Efficient non-blocking network and file I/O, for building Node.js-like client/server applications with high performance requirements.
- Node.js-like approach for asynchronous I/O (TCP, UDP)
- Eliminates traditional bottleneck of I/O for further business logic processing
- Can run multiple event loop threads on available cores
- Minimal GC pressure: arrays and byte buffers are reused
- Integration with Guice dependency injection
- Service graph DAGs allows to start and stop services dependent on each other, concurrently and in correct order
High-performance asynchronous HTTP client and server.
- HTTP Server - ideal for web services which require async I/O (like using RPC or calling other web services for serving requests)
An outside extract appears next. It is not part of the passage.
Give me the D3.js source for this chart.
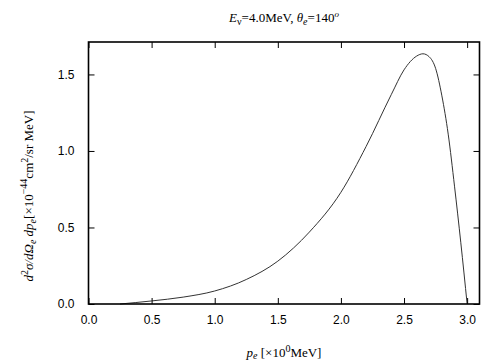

- HTTP Client - ideal for high-performance clients of web services with a large number of parallel HTTP requests
- up to ~238K of requests per second per core
- ~50K of concurrent HTTP connections
- Low GC pressure
- Built on top of Eventloop module
Composable asynchronous/reactive streams with powerful data processing capabilities.
- Modern implementation of async reactive streams (unlike streams in Java 8 and traditional thread-based blocking streams)
- Asynchronous with extremely efficient congestion control, to handle natural imbalance in speed of data sources
- Composable stream operations (mappers, reducers, filters, sorters, mergers/splitters, compression, serialization)
- Stream-based network and file I/O on top of Eventloop module
Extremely fast and space-efficient serializers, crafted using bytecode engineering.
- Schema-less approach - for maximum performance and compactness (unlike other serializers, there is no overhead in typed values)
- Implemented using runtime bytecode generation, to be compatible with dynamically created classes (like intermediate POJOs created with Codegen module)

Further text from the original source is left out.